For more on Y-12 and the weapons build-up, see the Oak Ridge Environmental Peace Alliance, OREPA.org.
Ill-Informed Distinction in Appeals Court Order
The appeals court opinion made one apparently ill-informed distinction between this case and two other Plowshares actions. In symbolic protest actions taken on top of Minuteman nuclear missile silos, the Silo Pruning Hooks (Carl Kabat, Helen Woodson, Paul Kabat, and Larry Cloud Morgan) hammered on silo N-5 in Missouri in 1985, and the Sacred Earth and Space Plowshares (Sisters Ardeth Platte, Carol Gilbert, and Jackie Husdon) did symbolic damage to silo N-8 in Colorado in 2002.
The appeals court opinion declares that unlike actions taken at weapons manufacturing sites, protests against sites with armed nuclear weapons on alert could still be characterized as sabotage because, “… even a brief disruption of [the Minuteman III’s] operations would have grievously impaired the nation’s ability to attack and defend. (Imagine, for example, if Soviet [sic] infiltrators had similarly disrupted the facilities’ operations in the minutes before a Soviet first strike.)”
This claim betrays profound ignorance of the US nuclear arsenal’s diversity, size, and destructive capacity—and of geopolitical events including the long-past dissolution of the Soviet Union.
A computer glitch at Wyoming’s FE Warren Air Force Base in 2010 took 50 Minuteman missiles off-line but had, according to Lt. Gen. Dirk Jameson (USAF, Ret.), “no real bearing on the capabilities of our nuclear forces.” Gen. Jameson was a Deputy Commander in Chief and Chief of Staff of Strategic Command, which controls all 450 Minuteman III land-based ICBMs. Lt. Col. John Thomas, a spokesman for the Air Force’s Global Strike Command, said at the time, “The wartime capability of that squadron [of missiles] was never significantly affected.”
Additionally, the US has 14 Trident ballistic missile submarines, each armed with 24 missiles that carry at least five warheads apiece. If only four of these submarines are on patrol at any given time, their 480 thermonuclear warheads could incinerate all the major cities of the world, not merely those in “Soviet” [sic] territory.
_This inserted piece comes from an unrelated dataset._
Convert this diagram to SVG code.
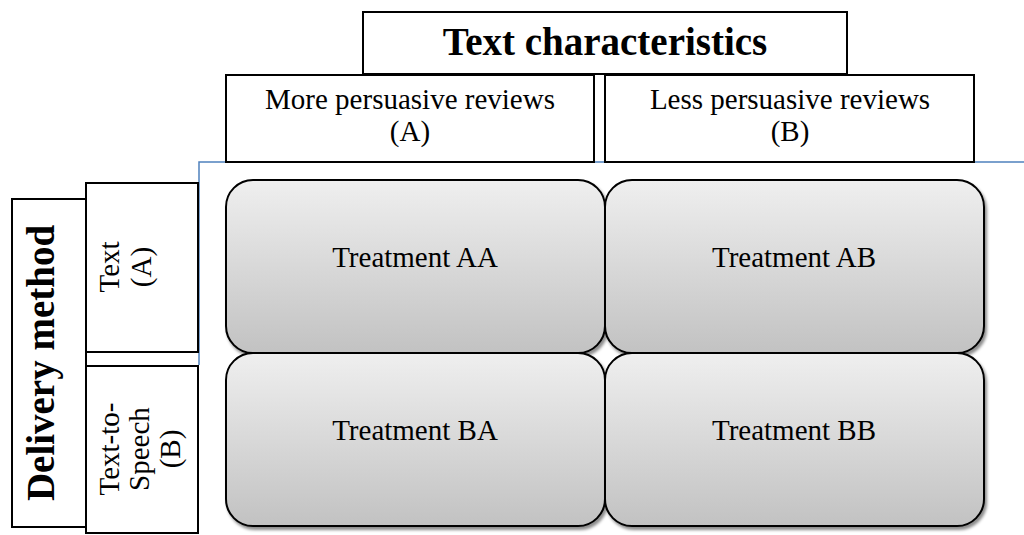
<svg xmlns="http://www.w3.org/2000/svg" width="1024" height="535" viewBox="0 0 1024 535">
<style>
.box{fill:#fff;stroke:#000;stroke-width:2}
.t{font-family:"Liberation Serif","Times New Roman",serif;font-size:29px;fill:#000;text-anchor:middle}
.b{font-family:"Liberation Serif","Times New Roman",serif;font-size:39px;font-weight:bold;fill:#000;text-anchor:middle}
.tr{fill:url(#g);stroke:#000;stroke-width:2;filter:url(#sh)}
</style>
<defs>
<linearGradient id="g" x1="0" y1="0" x2="0" y2="1">
<stop offset="0" stop-color="#efefef"/>
<stop offset="1" stop-color="#c2c2c2"/>
</linearGradient>
<filter id="sh" x="-5%" y="-5%" width="115%" height="115%">
<feDropShadow dx="2" dy="3" stdDeviation="1.5" flood-color="#000" flood-opacity="0.45"/>
</filter>
</defs>
<rect width="1024" height="535" fill="#fff"/>
<g id="connectors">
<path d="M199 365 V162 H1024" fill="none" stroke="#4f81bd" stroke-width="1.5"/>
</g>
<g id="title">
<rect class="box" x="363" y="12" width="484" height="62"/>
<text class="b" x="605" y="55">Text characteristics</text>
</g>
<g id="colA">
<rect class="box" x="226" y="75" width="368" height="87"/>
<text class="t" x="410" y="109">More persuasive reviews</text>
<text class="t" x="410" y="141">(A)</text>
</g>
<g id="colB">
<rect class="box" x="605" y="75" width="369" height="87"/>
<text class="t" x="790" y="109">Less persuasive reviews</text>
<text class="t" x="790" y="141">(B)</text>
</g>
<g id="delivery">
<rect class="box" x="12" y="199" width="74" height="328"/>
<text class="b" transform="translate(54 363) rotate(-90)">Delivery method</text>
</g>
<g id="rowA">
<rect class="box" x="86" y="183" width="112" height="169"/>
<text class="t" transform="translate(119 267) rotate(-90)">Text</text>
<text class="t" transform="translate(151 267) rotate(-90)">(A)</text>
</g>
<g id="rowB">
<rect class="box" x="86" y="366" width="112" height="167"/>
<text class="t" transform="translate(119 449) rotate(-90)">Text-to-</text>
<text class="t" transform="translate(149 449) rotate(-90)">Speech</text>
<text class="t" transform="translate(180 449) rotate(-90)">(B)</text>
</g>
<g id="treatmentAA">
<rect class="tr" x="226" y="180" width="379" height="173" rx="27"/>
<text class="t" x="415" y="267">Treatment AA</text>
</g>
<g id="treatmentAB">
<rect class="tr" x="605" y="180" width="379" height="173" rx="27"/>
<text class="t" x="794" y="267">Treatment AB</text>
</g>
<g id="treatmentBA">
<rect class="tr" x="226" y="353" width="379" height="173" rx="27"/>
<text class="t" x="415" y="440">Treatment BA</text>
</g>
<g id="treatmentBB">
<rect class="tr" x="605" y="353" width="379" height="173" rx="27"/>
<text class="t" x="794" y="440">Treatment BB</text>
</g>
</svg>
The court also appeared ignorant of the fact that the Air Force regularly takes dozens of Minuteman III missiles off alert for repairs or replacement, meaning they are often “disrupted” without any consequent impairment of the government’s nuclear war readiness.
The appeals court cited testimony of an Air Force Lt. Col. who said, regarding missile protests, that “it would be unwise to launch the missile in those circumstances.”
Of course, thousands of authorities the world over have said it would be unwise to launch such missiles under any circumstances. Former Reagan Administration Presidential Adviser and Cold War hawk Paul Nitze said, “I can think of no circumstances under which it would be wise for the United States to use nuclear weapons, even in retaliation for their prior use against us.”